“Speed” (1994) is a brisk reminder of the mid-Nineties summer-spectacle moviegoing experience. It’s forgotten in this era of relatively grounded action movies, but high-concept premises (rather than franchises) briefly ruled Hollywood. “Speed” was appealing in 1994 because it’s about a bus that will explode if it dips below 50 mph. Not in spite of it.
In the genre of dumb (but internally consistent) action, “Speed” is one of the best – for the first three of its four acts. In the final act, it hits a snag that was the bane of the Nineties, as also seen in “True Lies” (1994) and “The Lost World” (1997); it wants to turn the spectacle up to 11 before the end credits.
If “Speed” ended with the explosion at the airport, with Jack (baby Keanu Reeves) and Annie (baby Sandra Bullock) sprawled but generally unharmed on the bus floor panel they use as an escape skateboard, then writer Graham Yost and director Jan de Bont (“Twister”) would’ve left us feeling great.
“Speed” (1994)
Director: Jan de Bont
Writer: Graham Yost
Stars: Keanu Reeves, Sandra Bullock, Dennis Hopper
No slowing down
The subway showdown is a sour experience, although I understand the villain (Dennis Hopper’s Howard) does need to be captured or killed. Annie, taking over for the injured bus driver to become an impromptu hero alongside LAPD cop Jack, turns into a damsel in distress. The fourth act sets the forward-looking film back a couple decades.
Till then, “Speed” is a masterpiece of action set pieces, pacing and spectacle; it’s one of those dumb movies that knows it’s dumb, and thus it’s smart within its own context. Could a bus going 80 mph jump a 50-foot gap, if allowed a slight incline? Maybe. In a dumber movie, the gap would be 100 feet, and the answer would be “no way.”
Still, “Speed” seems dumber today than it did in 1994. People have forgotten that it is parodying something that was fairly new at the time: TV news being immediately on top of bizarre visual spectacles.
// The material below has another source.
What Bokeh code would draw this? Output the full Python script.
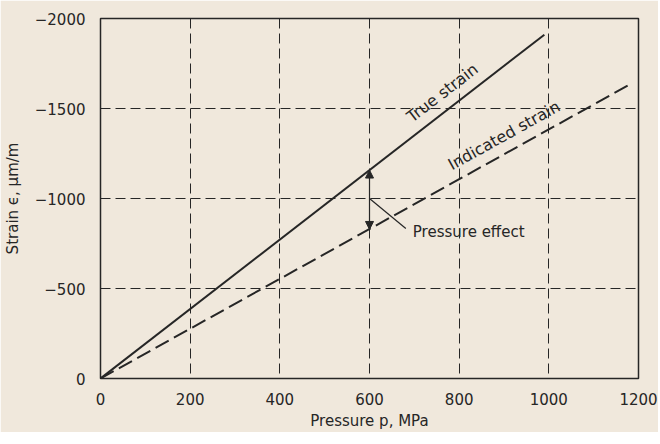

It’s not commenting directly on the O.J. Ford Bronco chase, because that happened one week after the film’s release, but it is poking fun at local TV news and its rabid consumers.
The technological trick wherein looped footage of the bus passengers sitting there quietly tricks Howard is a stretch. But it’s downright smart compared to final-act tech trickery in “Batman Returns” (1992) and “Independence Day” (1996).
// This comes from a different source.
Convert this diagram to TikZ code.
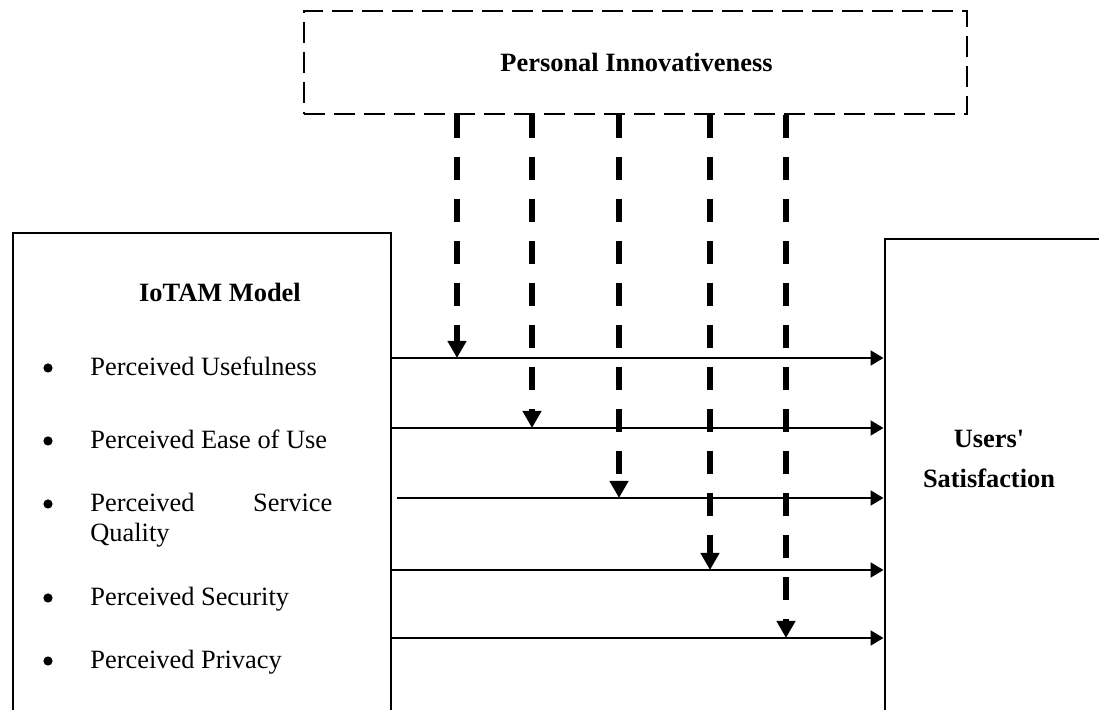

“Speed” also touches on strained race relations in L.A., particularly in regards to cops and vehicles, in the wake of the 1991 Rodney King beating. I’m pretty sure the respect between Jack and Hispanic passenger Ortiz (a.k.a. “Gigantor”) (Carlos Carrasco) is meant to show that L.A. denizens can all get along.
The leads’ time to shine
But it’s scared to explore L.A. race issues and cop-citizen conflicts in depth. Howard is a disgruntled ex-cop, feeling like he was underpaid. But he’s doing the bomb threats for money, not because of any hatred of specific people or groups. (One perhaps accidentally funny moment: The mug of Howard in his newspaper retirement story has him looking evil as hell.)
I suspect Yost’s screenplay was reworked. There’s that fourth act, plus the opening elevator-bomb-threat sequence seems tacked on, too. Howard is the villain the whole way, but weirdly it takes the brains back at HQ – led by Harry (Jeff Daniels, ironically in the same year he played another Harry in “Dumb and Dumber”) – a long time to figure this out. The still-at-large Howard should be foremost in their minds in every anonymous bomb threat.
Hopper and other supporting actors (including Joe Morton as the captain and Alan Ruck as a talky tourist) are cursed with goofy, underdeveloped or cliched roles. Reeves and Bullock get to shine, though.
You could put anyone in these roles and “Speed” would still be a cult-classic actioner because of the premise and execution of the stunts. But Reeves and Bullock make the movie likable, even sweet. Jack is one of those movie cops you immediately want to trust; Annie is an Everywoman you immediately root for. They have such good chemistry that I wish “Speed” let that speak for itself rather than having them get too obvious at the conclusion.
“Speed” literally runs off the rails in the subway train sequence, quickly hitting us with a couple absurdities too many (The track is unfinished! The emergency brake doesn’t work!). It crashes safely enough though, because those first 90 minutes remain fast, fun and spectacular.